You would not believe me if I told you how many people have, over the past several years, come to me after class or a lecture to quietly say “I agree with you, thanks for making that point.” While the latter statement triggers an automatic feeling of gratitude due to its complimentary nature, it also raises an important question that began to seriously bother me. Why are people so afraid to speak their mind on controversial issues? Why do they wait for someone to get their hands (or in this case brains) dirty, take the discourse to the new and unexplored shores of knowledge?

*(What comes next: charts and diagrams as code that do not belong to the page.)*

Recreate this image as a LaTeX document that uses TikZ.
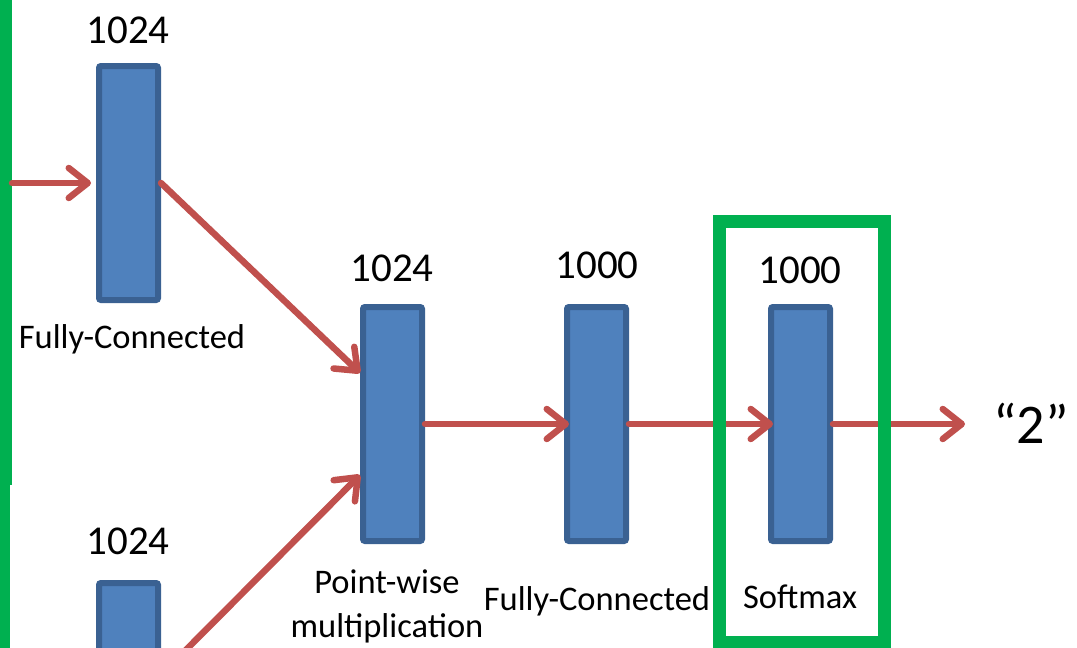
\documentclass[tikz,border=0pt]{standalone}
\usepackage{fontspec}
\setmainfont{Carlito}
\usetikzlibrary{arrows.meta}

\definecolor{layerfill}{HTML}{4F81BD}
\definecolor{layeredge}{HTML}{3A6192}
\definecolor{flowred}{HTML}{C0504D}
\definecolor{focusgreen}{HTML}{00B050}

\tikzset{
  layer/.style={rectangle, rounded corners=2pt, fill=layerfill, draw=layeredge,
    line width=6pt, minimum width=59pt, minimum height=234pt, inner sep=0pt},
  dimlabel/.style={anchor=base, inner sep=0pt, font=\fontsize{41}{49}\selectfont},
  namelabel/.style={anchor=base, inner sep=0pt, align=center,
    font=\fontsize{34.5}{44}\selectfont},
  flow/.style={draw=flowred, line width=6.5pt, line cap=round,
    -{Straight Barb[round, length=19pt, width=30pt]}},
  focus/.style={draw=focusgreen, line width=13pt},
}

\begin{document}
\begin{tikzpicture}[x=1pt, y=-1pt]
  \useasboundingbox (0,0) rectangle (1077,648);
  \clip (0,0) rectangle (1077,648);

  % edge of the neighbouring highlight frame
  \fill[focusgreen] (0,0) rectangle (12,485);
  \fill[focusgreen] (0,485) rectangle (10,648);

  % layers
  \node[layer] (fc1) at (128.5,183) {};
  \node[layer] (fc2) at (128.5,700) {};
  \node[layer] (pw)  at (392.5,424) {};
  \node[layer] (fc)  at (596.5,424) {};
  \node[layer] (sm)  at (800.5,424) {};

  % layer sizes
  \node[dimlabel] (d1) at (128,43)  {1024};
  \node[dimlabel] (d2) at (128,554) {1024};
  \node[dimlabel] (d3) at (392,281) {1024};
  \node[dimlabel] (d4) at (597,278) {1000};
  \node[dimlabel] (d5) at (800,283) {1000};

  % layer names (base of a two-line node is its last line)
  \node[namelabel] (n1) at (132,348) {Fully-Connected};
  \node[namelabel] (n2) at (387,637) {Point-wise\\multiplication};
  \node[namelabel] (n3) at (597,610) {Fully-Connected};
  \node[namelabel] (n4) at (800,608) {Softmax};

  % predicted answer
  \node[anchor=base, inner sep=0pt, font=\fontsize{56}{64}\selectfont] (ans) at (1031,443) {“2”};

  % connections
  \coordinate (inlet) at (12,183);
  \coordinate (outtip) at (965,424);
  \draw[flow, shorten >=5pt] (inlet) -- (fc1.west);
  \draw[flow] (fc1.east) -- ([yshift=51pt]pw.west);
  \draw[flow] ([yshift=25pt]fc2.east) -- ([yshift=-51pt]pw.west);
  \draw[flow, shorten >=-5pt] (pw.east) -- (fc.west);
  \draw[flow, shorten >=-5pt] (fc.east) -- (sm.west);
  \draw[flow] (sm.east) -- (outtip);

  % highlight frame around the softmax layer
  \draw[focus] (719.5,221.5) rectangle (884.5,642.5);
\end{tikzpicture}
\end{document}
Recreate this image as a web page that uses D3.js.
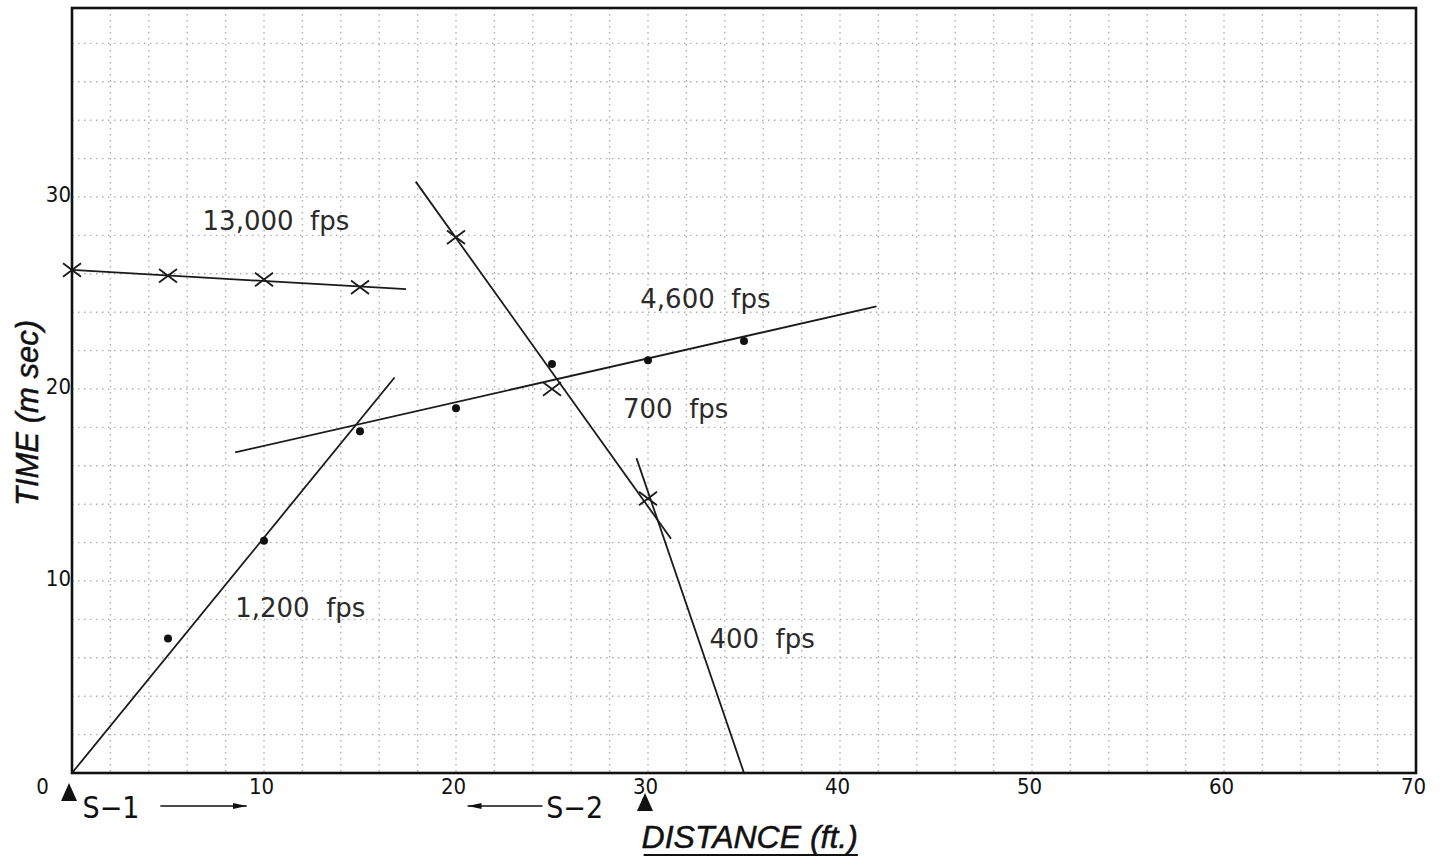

When thinking about the latter question I could not but reflect on a society of which I am still a citizen: Russia. My mother lived in fear of fully stating her opinion when she went through the Soviet education system. The same went for my father and grandmother. Matter of fact, the only person in my family who challenged the political correctness of the Soviet regime was my grandfather. It is, therefore, not surprising that his open criticism of socialism abruptly ended in his assassination.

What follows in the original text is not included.